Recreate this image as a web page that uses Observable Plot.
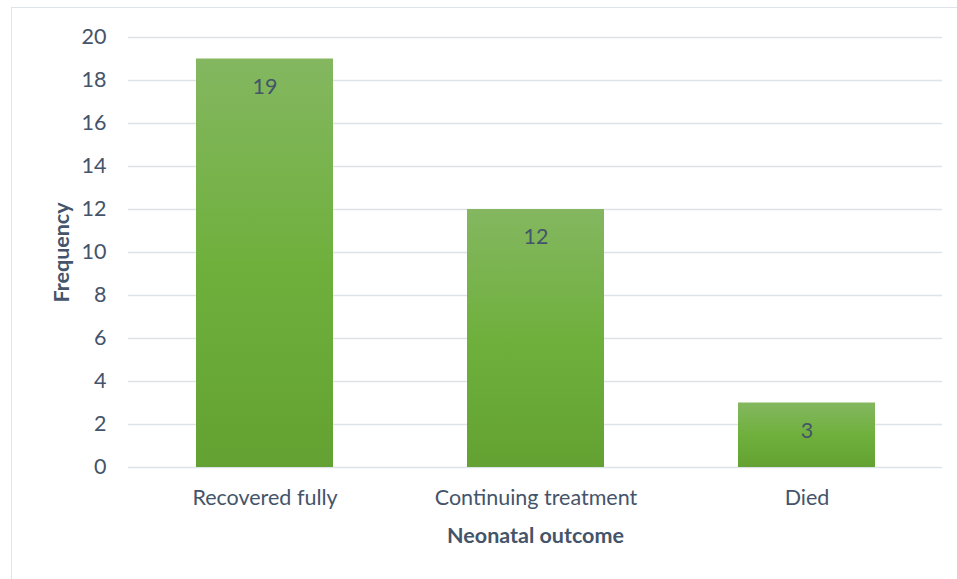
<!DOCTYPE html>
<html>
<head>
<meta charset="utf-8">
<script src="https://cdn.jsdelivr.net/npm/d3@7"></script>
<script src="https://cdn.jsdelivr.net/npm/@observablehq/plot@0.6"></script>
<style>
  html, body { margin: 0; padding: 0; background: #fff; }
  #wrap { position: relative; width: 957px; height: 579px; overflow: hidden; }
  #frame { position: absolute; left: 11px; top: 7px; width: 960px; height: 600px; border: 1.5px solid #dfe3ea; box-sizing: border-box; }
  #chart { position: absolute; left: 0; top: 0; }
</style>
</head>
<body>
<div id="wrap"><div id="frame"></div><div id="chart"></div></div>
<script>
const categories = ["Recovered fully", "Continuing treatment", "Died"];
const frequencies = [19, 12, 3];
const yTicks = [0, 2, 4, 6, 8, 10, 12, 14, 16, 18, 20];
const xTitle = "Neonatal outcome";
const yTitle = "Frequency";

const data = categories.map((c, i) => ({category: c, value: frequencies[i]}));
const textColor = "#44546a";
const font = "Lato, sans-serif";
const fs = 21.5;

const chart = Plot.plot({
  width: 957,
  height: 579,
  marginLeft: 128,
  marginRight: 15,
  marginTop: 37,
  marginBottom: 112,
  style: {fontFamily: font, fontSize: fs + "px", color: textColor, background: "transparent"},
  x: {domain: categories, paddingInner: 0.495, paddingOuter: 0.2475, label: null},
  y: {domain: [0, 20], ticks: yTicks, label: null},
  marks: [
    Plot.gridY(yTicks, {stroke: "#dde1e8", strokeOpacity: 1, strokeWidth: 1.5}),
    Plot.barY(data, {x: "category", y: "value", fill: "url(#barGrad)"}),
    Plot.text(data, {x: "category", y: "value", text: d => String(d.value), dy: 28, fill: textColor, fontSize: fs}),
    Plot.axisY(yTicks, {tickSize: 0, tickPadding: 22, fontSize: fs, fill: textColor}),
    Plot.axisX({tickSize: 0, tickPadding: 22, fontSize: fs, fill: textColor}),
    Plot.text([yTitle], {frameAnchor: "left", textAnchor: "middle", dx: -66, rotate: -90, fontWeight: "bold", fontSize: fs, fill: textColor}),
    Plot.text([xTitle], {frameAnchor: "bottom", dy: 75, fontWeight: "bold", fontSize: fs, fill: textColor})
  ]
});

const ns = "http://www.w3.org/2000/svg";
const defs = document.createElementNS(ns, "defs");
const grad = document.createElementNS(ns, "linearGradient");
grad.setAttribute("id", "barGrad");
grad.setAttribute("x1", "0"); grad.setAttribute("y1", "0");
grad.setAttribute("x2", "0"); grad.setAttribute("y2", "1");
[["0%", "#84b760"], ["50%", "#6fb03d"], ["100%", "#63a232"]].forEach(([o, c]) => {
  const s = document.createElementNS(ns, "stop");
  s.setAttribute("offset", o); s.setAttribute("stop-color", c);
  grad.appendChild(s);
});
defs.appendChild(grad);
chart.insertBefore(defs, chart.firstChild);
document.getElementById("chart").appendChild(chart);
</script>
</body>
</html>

[AIM OF THE EXERCISE]:
Return the whole listing, word for word, and leave out every picture.

[THE RESULT]:
Recreate this image as a web page that uses Observable Plot.
<!DOCTYPE html>
<html>
<head>
<meta charset="utf-8">
<script src="https://cdn.jsdelivr.net/npm/d3@7"></script>
<script src="https://cdn.jsdelivr.net/npm/@observablehq/plot@0.6"></script>
<style>
  html, body { margin: 0; padding: 0; background: #fff; }
  #wrap { position: relative; width: 957px; height: 579px; overflow: hidden; }
  #frame { position: absolute; left: 11px; top: 7px; width: 960px; height: 600px; border: 1.5px solid #dfe3ea; box-sizing: border-box; }
  #chart { position: absolute; left: 0; top: 0; }
</style>
</head>
<body>
<div id="wrap"><div id="frame"></div><div id="chart"></div></div>
<script>
const categories = ["Recovered fully", "Continuing treatment", "Died"];
const frequencies = [19, 12, 3];
const yTicks = [0, 2, 4, 6, 8, 10, 12, 14, 16, 18, 20];
const xTitle = "Neonatal outcome";
const yTitle = "Frequency";

const data = categories.map((c, i) => ({category: c, value: frequencies[i]}));
const textColor = "#44546a";
const font = "Lato, sans-serif";
const fs = 21.5;

const chart = Plot.plot({
  width: 957,
  height: 579,
  marginLeft: 128,
  marginRight: 15,
  marginTop: 37,
  marginBottom: 112,
  style: {fontFamily: font, fontSize: fs + "px", color: textColor, background: "transparent"},
  x: {domain: categories, paddingInner: 0.495, paddingOuter: 0.2475, label: null},
  y: {domain: [0, 20], ticks: yTicks, label: null},
  marks: [
    Plot.gridY(yTicks, {stroke: "#dde1e8", strokeOpacity: 1, strokeWidth: 1.5}),
    Plot.barY(data, {x: "category", y: "value", fill: "url(#barGrad)"}),
    Plot.text(data, {x: "category", y: "value", text: d => String(d.value), dy: 28, fill: textColor, fontSize: fs}),
    Plot.axisY(yTicks, {tickSize: 0, tickPadding: 22, fontSize: fs, fill: textColor}),
    Plot.axisX({tickSize: 0, tickPadding: 22, fontSize: fs, fill: textColor}),
    Plot.text([yTitle], {frameAnchor: "left", textAnchor: "middle", dx: -66, rotate: -90, fontWeight: "bold", fontSize: fs, fill: textColor}),
    Plot.text([xTitle], {frameAnchor: "bottom", dy: 75, fontWeight: "bold", fontSize: fs, fill: textColor})
  ]
});

const ns = "http://www.w3.org/2000/svg";
const defs = document.createElementNS(ns, "defs");
const grad = document.createElementNS(ns, "linearGradient");
grad.setAttribute("id", "barGrad");
grad.setAttribute("x1", "0"); grad.setAttribute("y1", "0");
grad.setAttribute("x2", "0"); grad.setAttribute("y2", "1");
[["0%", "#84b760"], ["50%", "#6fb03d"], ["100%", "#63a232"]].forEach(([o, c]) => {
  const s = document.createElementNS(ns, "stop");
  s.setAttribute("offset", o); s.setAttribute("stop-color", c);
  grad.appendChild(s);
});
defs.appendChild(grad);
chart.insertBefore(defs, chart.firstChild);
document.getElementById("chart").appendChild(chart);
</script>
</body>
</html>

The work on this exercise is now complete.